William Blake’s Ancient of Days Feels Strangely Modern at Home

William Blake’s The Ancient of Days doesn’t feel old when you actually live with it on a wall. It feels charged.

The figure crouches in a burst of radiating light, arm extended with a compass, carving order into a dark, swirling void. The body is all tension and curvature. The beard and hair flare out like solar plasma. The background burns in saturated reds and oranges that look almost backlit, especially if you hang a print against a darker wall. At night, with a single lamp casting warm light from the side, the edges of the figure seem to glow harder while the surrounding darkness deepens into something cosmic.

In a room filled with contemporary digital aesthetics, the image doesn’t retreat into “classic art” territory. It holds its ground. The flaming halo reads almost like a synthwave sun, that iconic striped orb hovering over a horizon of purple grids. The compass feels like a proto-tech device, a divine drafting tool mapping reality itself. If you’re used to cyberpunk cityscapes and neon-lit skylines, Blake’s vision slips right in.

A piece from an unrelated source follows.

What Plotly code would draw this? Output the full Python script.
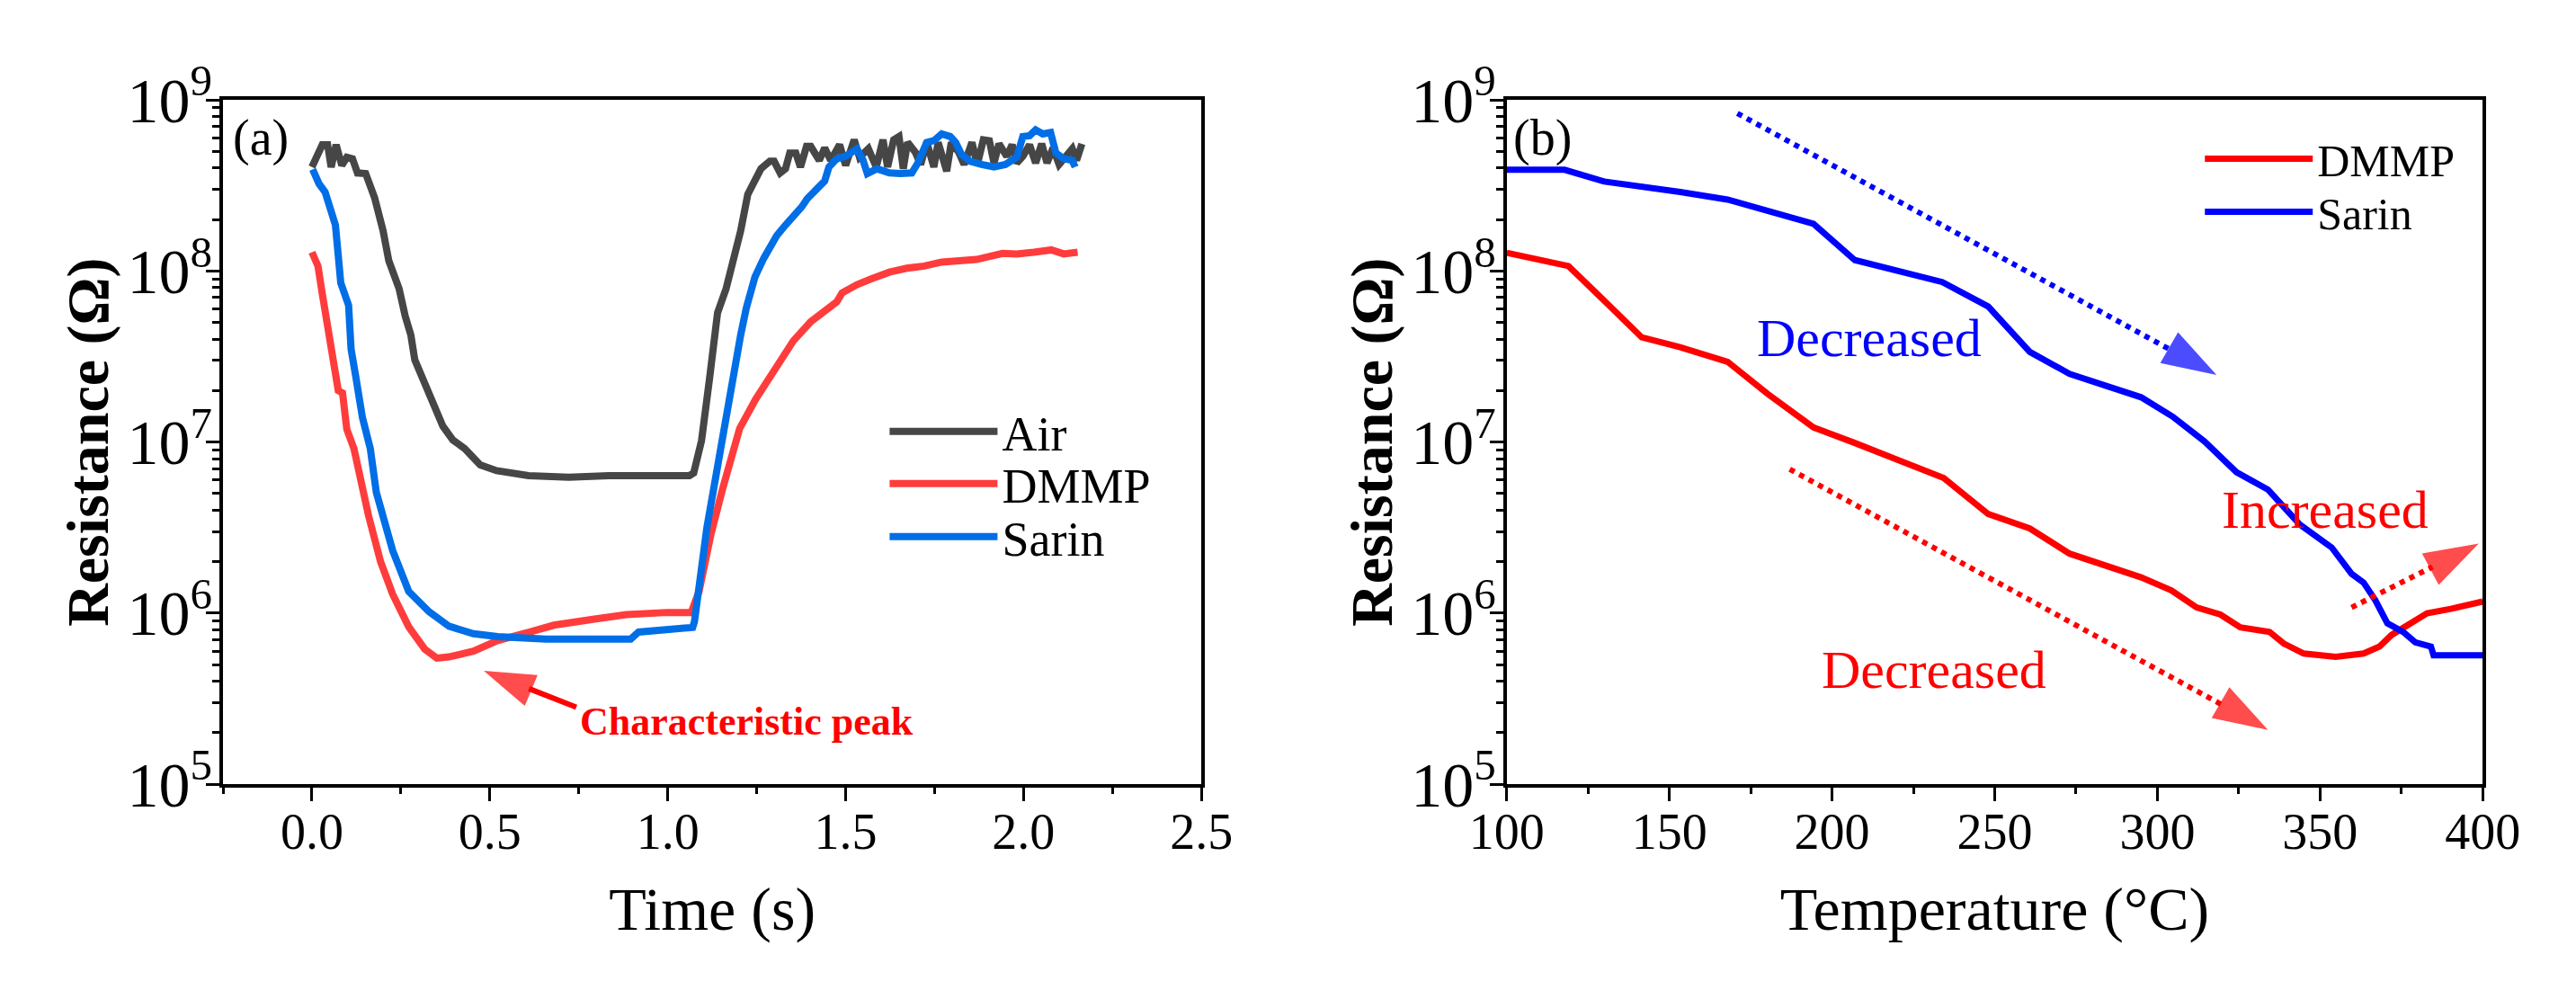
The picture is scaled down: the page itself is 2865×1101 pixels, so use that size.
import numpy as np
import plotly.graph_objects as go

# ---- panel (a): resistance vs time ----
air_t = [0.000, 0.029, 0.044, 0.054, 0.068, 0.084, 0.098, 0.114, 0.128, 0.151, 0.176, 0.200,
         0.216, 0.245, 0.262, 0.278, 0.289, 0.319, 0.339, 0.368, 0.396, 0.429, 0.473, 0.519,
         0.609, 0.722, 0.835, 1.061, 1.073, 1.095, 1.118, 1.140, 1.164, 1.189, 1.205, 1.225,
         1.245, 1.262, 1.287, 1.299, 1.316, 1.331, 1.343, 1.360, 1.373, 1.390, 1.402, 1.426,
         1.441, 1.458, 1.483, 1.500, 1.524, 1.539, 1.564, 1.586, 1.605, 1.618, 1.635, 1.650,
         1.662, 1.674, 1.696, 1.711, 1.728, 1.748, 1.760, 1.784, 1.797, 1.818, 1.833, 1.855,
         1.870, 1.887, 1.904, 1.917, 1.931, 1.953, 1.968, 1.981, 1.998, 2.017, 2.034, 2.051,
         2.066, 2.083, 2.100, 2.120, 2.137, 2.149, 2.164]
air_r = [4.06e8, 5.48e8, 5.48e8, 4.06e8, 5.48e8, 4.15e8, 4.63e8, 4.54e8, 3.75e8, 3.72e8, 2.69e8, 1.72e8,
         1.15e8, 7.89e7, 5.47e7, 4.23e7, 3.03e7, 2.17e7, 1.66e7, 1.24e7, 1.03e7, 9.18e6, 7.36e6, 6.81e6,
         6.37e6, 6.24e6, 6.37e6, 6.37e6, 6.61e6, 1.02e7, 2.40e7, 5.71e7, 7.90e7, 1.23e8, 1.72e8, 2.81e8,
         3.36e8, 3.97e8, 4.39e8, 4.39e8, 3.75e8, 3.97e8, 4.90e8, 4.90e8, 4.06e8, 5.36e8, 5.36e8, 4.44e8,
         5.25e8, 4.44e8, 5.48e8, 4.15e8, 5.86e8, 4.63e8, 5.19e8, 4.06e8, 5.86e8, 4.06e8, 5.86e8, 6.12e8,
         3.97e8, 5.66e8, 4.95e8, 4.20e8, 5.66e8, 4.06e8, 5.66e8, 3.84e8, 5.66e8, 4.95e8, 4.20e8, 5.66e8,
         4.20e8, 5.86e8, 5.79e8, 4.29e8, 5.55e8, 4.69e8, 5.48e8, 4.29e8, 4.69e8, 5.48e8, 4.29e8, 5.55e8,
         4.29e8, 5.25e8, 4.20e8, 4.80e8, 5.19e8, 4.44e8, 5.55e8]

dmmp_t = [0.000, 0.017, 0.029, 0.042, 0.056, 0.074, 0.086, 0.098, 0.118, 0.136, 0.159, 0.193,
          0.227, 0.272, 0.317, 0.351, 0.385, 0.454, 0.522, 0.612, 0.680, 0.794, 0.884, 0.998,
          1.066, 1.088, 1.122, 1.156, 1.202, 1.247, 1.293, 1.311, 1.353, 1.402, 1.434, 1.475,
          1.490, 1.532, 1.573, 1.623, 1.672, 1.721, 1.770, 1.818, 1.868, 1.941, 1.981, 2.029,
          2.078, 2.113, 2.152]
dmmp_r = [1.29e8, 1.07e8, 7.38e7, 5.06e7, 3.13e7, 2.00e7, 1.94e7, 1.19e7, 9.18e6, 6.17e6, 3.72e6, 2.00e6,
          1.29e6, 8.32e5, 6.17e5, 5.46e5, 5.55e5, 6.00e5, 6.92e5, 7.76e5, 8.51e5, 9.23e5, 9.82e5, 1.01e6,
          1.01e6, 1.34e6, 2.93e6, 5.50e6, 1.20e7, 1.78e7, 2.51e7, 2.86e7, 3.91e7, 5.06e7, 5.65e7, 6.61e7,
          7.46e7, 8.34e7, 9.02e7, 9.86e7, 1.04e8, 1.07e8, 1.13e8, 1.15e8, 1.17e8, 1.27e8, 1.26e8, 1.29e8,
          1.33e8, 1.26e8, 1.29e8]

sarin_t = [0.002, 0.020, 0.037, 0.054, 0.066, 0.074, 0.081, 0.103, 0.110, 0.123, 0.142, 0.164,
           0.181, 0.227, 0.272, 0.329, 0.385, 0.454, 0.522, 0.658, 0.839, 0.896, 0.918, 0.998,
           1.070, 1.075, 1.110, 1.152, 1.189, 1.205, 1.221, 1.245, 1.270, 1.306, 1.331, 1.360,
           1.377, 1.392, 1.409, 1.426, 1.441, 1.453, 1.475, 1.500, 1.515, 1.532, 1.549, 1.561,
           1.588, 1.623, 1.654, 1.686, 1.703, 1.728, 1.748, 1.770, 1.794, 1.809, 1.826, 1.850,
           1.882, 1.917, 1.949, 1.981, 1.998, 2.017, 2.034, 2.054, 2.076, 2.091, 2.113, 2.137,
           2.145]
sarin_r = [3.93e8, 3.24e8, 2.90e8, 2.25e8, 1.86e8, 1.23e8, 8.53e7, 6.31e7, 3.50e7, 2.43e7, 1.39e7, 9.18e6,
           5.08e6, 2.32e6, 1.34e6, 1.02e6, 8.39e5, 7.59e5, 7.29e5, 7.06e5, 7.06e5, 7.06e5, 7.76e5, 8.07e5,
           8.26e5, 8.9e5, 3.16e6, 1.00e7, 2.90e7, 4.23e7, 6.11e7, 9.23e7, 1.19e8, 1.61e8, 1.86e8, 2.15e8,
           2.38e8, 2.65e8, 2.90e8, 3.14e8, 3.36e8, 4.06e8, 4.54e8, 4.69e8, 4.90e8, 5.19e8, 4.44e8, 3.72e8,
           3.97e8, 3.75e8, 3.72e8, 3.75e8, 4.29e8, 5.66e8, 5.79e8, 6.34e8, 6.12e8, 5.66e8, 4.80e8, 4.39e8,
           4.20e8, 4.06e8, 4.20e8, 4.63e8, 6.12e8, 6.19e8, 6.70e8, 6.34e8, 6.47e8, 4.90e8, 4.54e8, 4.44e8,
           4.06e8]

# ---- panel (b): resistance vs temperature ----
dmmp_temp = [100, 119, 130, 141.5, 153.3, 167.9, 180.1, 194.3, 207, 221.7, 234.3, 248, 260.8, 273,
             285.2, 295, 304.3, 312.1, 319.4, 325.5, 334.5, 338.9, 345, 354.8, 363.4, 368.3, 372,
             378, 382.9, 390.2, 400]
dmmp_temp_r = [1.28e8, 1.07e8, 6.71e7, 4.10e7, 3.59e7, 2.95e7, 1.92e7, 1.22e7, 9.89e6, 7.62e6, 6.17e6,
               3.80e6, 3.13e6, 2.23e6, 1.87e6, 1.62e6, 1.36e6, 1.08e6, 9.82e5, 8.26e5, 7.76e5, 6.64e5,
               5.81e5, 5.55e5, 5.81e5, 6.38e5, 7.46e5, 8.73e5, 9.98e5, 1.06e6, 1.17e6]

sarin_temp = [100, 117.8, 130, 141, 153.3, 167.9, 182.6, 194.3, 207, 221.7, 233.9, 248, 260.8, 273,
              295, 304.7, 314.5, 324.3, 334, 343.8, 348.7, 353.6, 359.7, 363.4, 367, 370.7, 375.6,
              379.3, 384.1, 384.9, 400]
sarin_temp_r = [3.91e8, 3.91e8, 3.34e8, 3.14e8, 2.90e8, 2.62e8, 2.21e8, 1.89e8, 1.16e8, 9.93e7, 8.63e7,
                6.21e7, 3.37e7, 2.51e7, 1.83e7, 1.41e7, 1.01e7, 6.68e6, 5.28e6, 3.30e6, 2.82e6, 2.42e6,
                1.70e6, 1.51e6, 1.19e6, 8.73e5, 7.76e5, 6.75e5, 6.38e5, 5.68e5, 5.68e5]

# arrows: [start, tip]
peak_arrow_x = [0.743, 0.483]
peak_arrow_y = [2.82e5, 4.60e5]
blue_arrow_x = [170.9, 318.2]
blue_arrow_y = [8.36e8, 2.47e7]
red_arrow_x = [187, 334]
red_arrow_y = [6.95e6, 2.08e5]
inc_arrow_x = [359.7, 398.8]
inc_arrow_y = [1.08e6, 2.55e6]

FONT = "Liberation Serif"

fig = go.Figure()

# one legend per entry so the rows sit where the original has them
fig.add_trace(go.Scatter(x=air_t, y=air_r, name="Air", mode="lines",
                         line=dict(color="#464646", width=8), xaxis="x", yaxis="y", legend="legend"))
fig.add_trace(go.Scatter(x=dmmp_t, y=dmmp_r, name="DMMP", mode="lines",
                         line=dict(color="#ff3c3c", width=8), xaxis="x", yaxis="y", legend="legend2"))
fig.add_trace(go.Scatter(x=sarin_t, y=sarin_r, name="Sarin", mode="lines",
                         line=dict(color="#006ee6", width=8), xaxis="x", yaxis="y", legend="legend3"))

fig.add_trace(go.Scatter(x=dmmp_temp, y=dmmp_temp_r, name="DMMP", mode="lines",
                         line=dict(color="#ff0000", width=7), xaxis="x2", yaxis="y2", legend="legend4"))
fig.add_trace(go.Scatter(x=sarin_temp, y=sarin_temp_r, name="Sarin", mode="lines",
                         line=dict(color="#0000ff", width=7), xaxis="x2", yaxis="y2", legend="legend5"))


def arrow(xs, ys, color, dash, ax, ay, width=6, head=64):
    fig.add_trace(go.Scatter(
        x=xs, y=ys, mode="lines+markers", showlegend=False, hoverinfo="skip",
        line=dict(color=color, width=width, dash=dash),
        marker=dict(symbol="arrow", size=[0, head], color=color, angleref="previous",
                    line=dict(width=0)),
        xaxis=ax, yaxis=ay))


arrow(peak_arrow_x, peak_arrow_y, "#ff0000", "solid", "x", "y", width=6, head=60)
arrow(blue_arrow_x, blue_arrow_y, "#0000ff", "dot", "x2", "y2")
arrow(red_arrow_x, red_arrow_y, "#ff0000", "dot", "x2", "y2")
arrow(inc_arrow_x, inc_arrow_y, "#ff0000", "dot", "x2", "y2")

ax_common = dict(showline=True, linecolor="black", linewidth=3.5, mirror=True,
                 ticks="outside", ticklen=15, tickwidth=3, tickcolor="black",
                 showgrid=False, zeroline=False,
                 tickfont=dict(family=FONT, size=56, color="black"))
x_common = dict(ticklabelstandoff=-14, **ax_common)
y_common = dict(ticklabelstandoff=-18, type="log", range=[5, 9], dtick=1, exponentformat="power",
                minor=dict(dtick="D1", ticks="outside", ticklen=8, tickwidth=2.5, tickcolor="black"),
                **ax_common)


def leg(x, y_px, size):
    return dict(x=x, y=1 - y_px / 1101, xanchor="left", yanchor="middle", bgcolor="rgba(0,0,0,0)",
                font=dict(family=FONT, size=size), itemwidth=120)


fig.update_layout(
    width=2865, height=1101, autosize=False,
    margin=dict(l=0, r=0, t=0, b=0),
    paper_bgcolor="white", plot_bgcolor="white",
    font=dict(family=FONT, color="black"),
    xaxis=dict(domain=[0.0712, 0.4625], range=[-0.25, 2.5], dtick=0.5, tickformat=".1f",
               minor=dict(dtick=0.25, ticks="outside", ticklen=7, tickwidth=3, tickcolor="black"),
               title=dict(text="Time (s)", font=dict(family=FONT, size=68), standoff=32),
               anchor="y", **x_common),
    yaxis=dict(domain=[0.1953, 0.9464],
               title=dict(text="<b>Resistance (Ω)</b>", font=dict(family=FONT, size=66), standoff=0),
               anchor="x", **y_common),
    xaxis2=dict(domain=[0.5846, 0.9749], range=[100, 400], dtick=50,
                minor=dict(dtick=25, ticks="outside", ticklen=7, tickwidth=3, tickcolor="black"),
                title=dict(text="Temperature (°C)", font=dict(family=FONT, size=68), standoff=32),
                anchor="y2", **x_common),
    yaxis2=dict(domain=[0.1953, 0.9464],
                title=dict(text="<b>Resistance (Ω)</b>", font=dict(family=FONT, size=66), standoff=0),
                anchor="x2", **y_common),
    legend=leg(0.336, 460, 54),
    legend2=leg(0.336, 523, 54),
    legend3=leg(0.336, 587, 54),
    legend4=leg(0.862, 130, 50),
    legend5=leg(0.862, 194, 50),
)

labels = [
    dict(text="(a)", x=0.008, y=0.944, xref="x domain", yref="y domain"),
    dict(text="(b)", x=0.005, y=0.944, xref="x2 domain", yref="y2 domain"),
]
for lab in labels:
    fig.add_annotation(text=lab["text"], x=lab["x"], y=lab["y"], xref=lab["xref"], yref=lab["yref"],
                       xanchor="left", yanchor="middle", showarrow=False,
                       font=dict(family=FONT, size=56, color="black"))

# text notes placed in data coordinates (log axis -> log10 of value)
notes = [
    ("<b>Characteristic peak</b>", 1.223, 2.33e5, "x", "y", "#ff0000", 44),
    ("Decreased", 211.4, 4.04e7, "x2", "y2", "#0000ff", 60),
    ("Decreased", 231.4, 4.67e5, "x2", "y2", "#ff0000", 60),
    ("Increased", 351.6, 4.02e6, "x2", "y2", "#ff0000", 60),
]
for text, nx, ny, xr, yr, col, size in notes:
    fig.add_annotation(text=text, x=nx, y=np.log10(ny), xref=xr, yref=yr, showarrow=False,
                       font=dict(family=FONT, size=size, color=col))

fig.write_html("out.html")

It’s another version of a creator figure staring into a void of data, measuring, calculating, imposing structure on chaos.

What makes it resonate now is that tension between organic and engineered. The body is muscular, almost exaggerated, twisting in a way that feels closer to graphic novel art than polite classical painting. Yet the act itself is architectural. He is drawing a boundary. Setting a limit. You can’t look at it without thinking about control, systems, frameworks. In a digital culture built on grids, algorithms, and invisible geometries, that compass becomes strangely contemporary.

In a modern interior, especially one leaning toward darker tones or minimalist furniture, the image can shift the atmosphere of the whole room. A black or charcoal wall behind it intensifies the red flare so it looks almost molten. Cooler LED lighting pulls out the violet undertones in the shadows, pushing it slightly toward a vaporwave palette. Under warmer bulbs, the image turns more apocalyptic, less nostalgic, more elemental. It’s sensitive to light in a way that a lot of flat digital prints aren’t. You notice the way the bright arc around the figure cuts through the gloom, like a portal opening.

There’s also something almost glitch-like about the composition. The circle of light is imperfect, the space around it not fully stable. It feels like a cosmic rendering mid-process, as if the world is still buffering into existence. That sensation aligns uncannily with the aesthetics of unfinished digital space, pixel horizons, holographic grids dissolving into static. Even without literal pixels or neon, the painting carries that same energy of a universe under construction.

Living with it day to day, you start to feel its mood shifts. In the morning it can look severe, almost judgmental. By evening it becomes cinematic, a frozen frame from some mythic sci-fi epic. If you have other pieces nearby, maybe a neon cityscape or a retro-futurist skyline, the dialogue gets interesting. Blake’s figure stops being a distant deity and starts reading like the original architect of all those imagined worlds.

That might be why it continues to circulate in contemporary wall culture. Not as a museum relic, but as an image that still vibrates with questions about creation, authority, and imagination. In rooms shaped by gaming setups, glowing monitors, and LED accents, The Ancient of Days doesn’t feel out of place. It feels like a reminder that long before our screens rendered infinite digital universes, someone had already pictured a figure leaning into the dark, compass in hand, trying to draw the first line.